JACKSONVILLE, Fla. — Casual fans might be inclined to wait until Blake Bortles gets to work with the first-team offense sometime during the second quarter before tuning in to the Jacksonville Jaguars’ preseason game Friday night against the Detroit Lions.
But there’s nothing casual about the approach the Jaguars are taking to the third of their four tune-ups for the regular season. As far as Dekoda Watson is concerned, that goes double for him.
While free-agent signings Chris Clemons, Red Bryant and Ziggy Hood have quickly impacted the defensive line, Watson was just brought off the physically unable to perform list Saturday after undergoing sports hernia surgery two months ago. The former Tampa Bay Buccaneer had been projected as a starting outside linebacker but now faces an uphill battle to unseat second-year pro LaRoy Reynolds at the newly-created OTTO spot.
Coach Gus Bradley plans to use Watson against the Lions for close to the same number of plays as wide receiver Cecil Shorts III, who missed the Jaguars’ games against Tampa Bay and Chicago with a strained right hamstring. If Watson makes it through those 15 or so plays without any setbacks, he could get a similar workload next week when the Atlanta Falcons come to town.

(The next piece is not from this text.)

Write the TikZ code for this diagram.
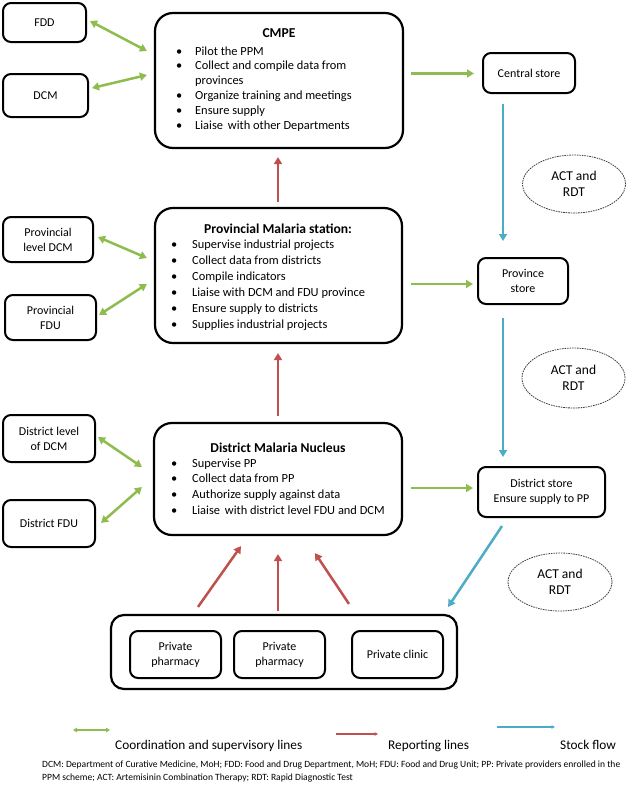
\documentclass[tikz,border=0pt]{standalone}
\usepackage{fontspec}
\setmainfont{Carlito}
\usetikzlibrary{arrows.meta,calc,shapes.geometric}
\definecolor{cgreen}{HTML}{8FBC4E}
\definecolor{cred}{HTML}{C0504D}
\definecolor{cblue}{HTML}{4BACC6}
\newcommand{\mybul}{\makebox[19pt][l]{\textbullet}}
\newcommand{\mybulb}{\makebox[21pt][l]{\textbullet}}
\begin{document}
\begin{tikzpicture}[x=1pt,y=-1pt,
  font=\fontsize{12}{15}\selectfont,
  box/.style={draw, line width=2pt, rounded corners=8pt, align=center, inner sep=0pt},
  bigbox/.style={draw, line width=2.2pt, rounded corners=18pt, inner sep=0pt},
  listtext/.style={anchor=base west, inner sep=0pt},
  titletext/.style={anchor=base, inner sep=0pt, font=\fontsize{13.6}{15}\selectfont\bfseries},
  oval/.style={draw=black!75, ellipse, line width=0.8pt, dash pattern=on 1.6pt off 0.9pt, inner sep=0pt, align=center, font=\fontsize{13.5}{16}\selectfont},
  tipg/.tip={Triangle[length=7pt,width=8pt]},
  garrow/.style={draw=cgreen, line width=2.5pt, tipg-tipg},
  garrowone/.style={draw=cgreen, line width=2.5pt, -tipg},
  rarrow/.style={draw=cred, line width=2.5pt, -{Triangle[length=7pt,width=8pt]}},
  barrow/.style={draw=cblue, line width=2.5pt, -{Triangle[length=7pt,width=8pt]}},
  legtext/.style={anchor=base west, inner sep=0pt, font=\fontsize{13.3}{16}\selectfont}
]
\useasboundingbox (0,0) rectangle (634,796);
\fill[white] (0,0) rectangle (634,796);

% ---------- left boxes ----------
\node[box, minimum width=83pt, minimum height=39pt] (fdd) at (44.5,22.5) {FDD};
\node[box, minimum width=85pt, minimum height=43pt] (dcm) at (45.5,95.5) {DCM};
\node[box, minimum width=90pt, minimum height=45pt] (pdcm) at (48,239.5) {Provincial\\level DCM};
\node[box, minimum width=91pt, minimum height=45pt] (pfdu) at (50.5,317.5) {Provincial\\FDU};
\node[box, minimum width=92pt, minimum height=47pt] (ddcm) at (49,438.5) {District level\\of DCM};
\node[box, minimum width=92pt, minimum height=47pt] (dfdu) at (49,523.5) {District FDU};

% ---------- central boxes ----------
\node[bigbox, minimum width=248pt, minimum height=135pt] (cmpe) at (279,80.5) {};
\node[titletext] (cmpet) at (279,37) {CMPE};
\node[listtext, font=\fontsize{12.4}{14.8}\selectfont] (cmpel) at (176,55) {\begin{tabular}[t]{@{}l@{}}
\mybul Pilot the PPM\\
\mybul Collect and compile data from\\
\hspace*{19pt}provinces\\
\mybul Organize training and meetings\\
\mybul Ensure supply\\
\mybul Liaise\, with other Departments
\end{tabular}};

\node[bigbox, minimum width=247pt, minimum height=135pt] (pms) at (278.5,275.5) {};
\node[titletext] (pmst) at (278,233) {Provincial Malaria station:};
\node[listtext, font=\fontsize{12.4}{16}\selectfont] (pmsl) at (171,248) {\begin{tabular}[t]{@{}l@{}}
\mybulb Supervise industrial projects\\
\mybulb Collect data from districts\\
\mybulb Compile indicators\\
\mybulb Liaise with DCM and FDU province\\
\mybulb Ensure supply to districts\\
\mybulb Supplies industrial projects
\end{tabular}};

\node[bigbox, minimum width=248pt, minimum height=112pt] (dmn) at (278,479) {};
\node[titletext] (dmnt) at (278,452) {District Malaria Nucleus};
\node[listtext, font=\fontsize{12.4}{15.7}\selectfont] (dmnl) at (171,467) {\begin{tabular}[t]{@{}l@{}}
\mybulb Supervise PP\\
\mybulb Collect data from PP\\
\mybulb Authorize supply against data\\
\mybulb Liaise\, with district level FDU and DCM
\end{tabular}};

% ---------- stores ----------
\node[box, minimum width=92pt, minimum height=40pt] (cstore) at (529,73) {Central store};
\node[box, minimum width=90pt, minimum height=46pt] (pstore) at (523,281) {Province\\store};
\node[box, minimum width=127pt, minimum height=50pt] (dstore) at (541.5,492) {District store\\Ensure supply to PP};

% ---------- ovals ----------
\node[oval, minimum width=103pt, minimum height=58pt] (e1) at (574,184) {ACT and\\RDT};
\node[oval, minimum width=103pt, minimum height=60pt] (e2) at (573.5,378) {ACT and\\RDT};
\node[oval, minimum width=104pt, minimum height=58pt] (e3) at (560,582) {ACT and\\RDT};

% ---------- private providers ----------
\node[box, rounded corners=13pt, line width=2.2pt, minimum width=346pt, minimum height=74pt] (outer) at (284,652) {};
\node[box, minimum width=91pt, minimum height=47pt] (pp1) at (175.5,654.5) {Private\\pharmacy};
\node[box, minimum width=91pt, minimum height=47pt] (pp2) at (279.5,654.5) {Private\\pharmacy};
\node[box, minimum width=91pt, minimum height=47pt] (pc) at (397.5,654.5) {Private clinic};

% ---------- green coordination arrows ----------
\draw[garrow] ($(fdd.east)+(3,-1.5)$) -- ($(cmpe.west)+(-7,-29.5)$);
\draw[garrow] ($(dcm.east)+(3,-7.5)$) -- ($(cmpe.west)+(-7,-5.5)$);
\draw[garrow] ($(pdcm.east)+(4,-2.5)$) -- ($(pms.west)+(-7,-17.5)$);
\draw[garrow] ($(pms.west)+(-7,8.5)$) -- ($(pfdu.east)+(2,-2.5)$);
\draw[garrow] ($(ddcm.east)+(2,-1.5)$) -- ($(dmn.west)+(-11,-12)$);
\draw[garrow] ($(dmn.west)+(-11,8)$) -- ($(dfdu.east)+(5,-0.5)$);
\draw[garrowone] ($(cmpe.east)+(7,-7)$) -- ($(cstore.west)+(-8,0.5)$);
\draw[garrowone] ($(pms.east)+(8,8.5)$) -- ($(pstore.west)+(-4,3)$);
\draw[garrowone] ($(dmn.east)+(8,9)$) -- ($(dstore.west)+(-4,-4)$);

% ---------- blue stock flow ----------
\draw[barrow] ($(cstore.south)+(-26,10)$) -- ($(pstore.north)+(-20,-16)$);
\draw[barrow] ($(pstore.south)+(-20,13)$) -- ($(dstore.north)+(-38.5,-9)$);
\draw[barrow] ($(dstore.south)+(-39.5,8)$) -- ($(outer.north east)+(-10,-7)$);

% ---------- red reporting ----------
\draw[rarrow] ($(pms.north)+(-0.5,-5)$) -- ($(cmpe.south)+(-1,8)$);
\draw[rarrow] ($(dmn.north)+(0,-6)$) -- ($(pms.south)+(-0.5,9)$);
\draw[rarrow] ($(outer.north)+(-86,-7)$) -- ($(dmn.south)+(-37,10)$);
\draw[rarrow] ($(outer.north)+(-6,-3)$) -- ($(dmn.south)+(0,18)$);
\draw[rarrow] ($(outer.north)+(65,-10)$) -- ($(dmn.south)+(37,17)$);

% ---------- legend ----------
\coordinate (lg1) at (73,730);
\coordinate (lg2) at (110,730);
\coordinate (lr1) at (336,734);
\coordinate (lr2) at (378,734);
\coordinate (lb1) at (497,727);
\coordinate (lb2) at (555,727);
\draw[draw=cgreen, line width=1.6pt, {Triangle[length=4pt,width=4.5pt]}-{Triangle[length=4pt,width=4.5pt]}] (lg1) -- (lg2);
\draw[draw=cred, line width=1.3pt, -{Triangle[length=3.5pt,width=3.5pt]}] (lr1) -- (lr2);
\draw[draw=cblue, line width=1.3pt, -{Triangle[length=3.5pt,width=3.5pt]}] (lb1) -- (lb2);
\node[legtext] (lgt) at (115,749) {Coordination and supervisory lines};
\node[legtext] (lrt) at (388,749) {Reporting lines};
\node[legtext] (lbt) at (560,749) {Stock flow};

% ---------- footnote ----------
\node[anchor=base west, inner sep=0pt, align=left, font=\fontsize{9.55}{13}\selectfont] (foot) at (42,780) {DCM: Department of Curative Medicine, MoH; FDD: Food and Drug Department, MoH; FDU: Food and Drug Unit; PP: Private providers enrolled in the\\PPM scheme; ACT: Artemisinin Combination Therapy; RDT: Rapid Diagnostic Test};
\end{tikzpicture}
\end{document}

But he makes no attempt to hide that he’s setting his sights on the season opener Sept. 7 at Philadelphia.
”I’m just trying to take it slow and feel myself out, and we’ll go from there,” Watson said. ”We’re not going to try to get too hyped on this whole Detroit game or the Atlanta game. We’re just worried about Game 1. We’ll take everything in stride and be smart about it.”
”We’re at this point in camp, and he hasn’t gotten a ton of reps,” said middle linebacker Paul Posluszny, who missed the loss to the Bears with a biceps contusion but is expected to start Friday night. ”Everything that he’s done is mental. He’s done a great job with that — he’s absolutely maximized his opportunity — but now it’s time to catch up on the field.”
The OTTO linebacker will often be positioned along the line of scrimmage as a run-stopper rather than five yards off the line in a traditional 4-3 formation. The 6-foot-2, 240-pound Watson made only six starts during his time with the Bucs but used his athleticism to full advantage on their special teams, much as Reynolds did for the Jaguars as a rookie.
It wasn’t Watson’s intent to spend at least as much time with the Jaguars’ athletic training staff as with new linebackers coach Robert Saleh. But he’s grateful for the help he got in the rehabilitation process.
”We don’t want to go in and rush things and then come out with the same sort of injury,” he said. ”As much as I’ve wanted to do things my way, I didn’t. And I’m glad I listened to them.”
Even without Watson, the Jaguars already appear to be improved at stopping the run. They have given up a total of 78 yards on the ground and only three rushing first downs in the first halves of their two games.
But the Lions could utilize 1,000-yard rusher Reggie Bush, 4,000-yard passer Matthew Stafford and All-Pro wide receiver Calvin Johnson for a considerable chunk of the first two quarters.
”It’s always great to play against competition like this — a big-time quarterback, athletic running back, receivers and tight ends,” Posluszny said. ”So it’ll be a great challenge for our defense and great preparation for us.”
The Jaguars plan to have Bortles replace Chad Henne sometime during the second quarter, presumably while the Lions still have Ndamukong Suh and Ezekiel Ansah lined up as part of their defensive front. Bortles hasn’t faced much in the way of blitzes or heavy pressure from second-team defenses, although his passing statistics through two games — 18 completions in 28 attempts for 277 yards with no interceptions — are far superior to that of another rookie taken in the first round of the NFL Draft.
”This whole preseason has been a good challenge,” Henne said. ”Tampa had a great front, Chicago and now Detroit. We’ll see if we can establish the run early and protect in the pass game.”
Those two goals could be a handful in light of the unsettled situations at right tackle and center. Cameron Bradfield will make his first start in place of Austin Pasztor, who will miss at least the next month after fracturing his right hand at Chicago. And Bradley is leaning toward moving right guard Jacques McClendon, who didn’t play at all at center against the Bears, into what has been Mike Brewster’s starting spot.
McClendon, Brewster and rookie Luke Bowanko, whose ankle injury last week wasn’t as serious as first feared, should all get a look against the Lions.
”I trust all three of them,” Henne said. ”All three of them have done some good things. We’ll see who stands out in these next two preseason games.”
Bradfield started the final 11 games of the 2013 season at left tackle after first-round draft pick Luke Joeckel was lost due to a fractured right ankle.
”I thought he did a really nice job last year filling in,” Bradley said. ”He started off a little bit slower in training camp, and now he’s picked up steam. He’s been doing really well, especially in the last week-and-a-half.”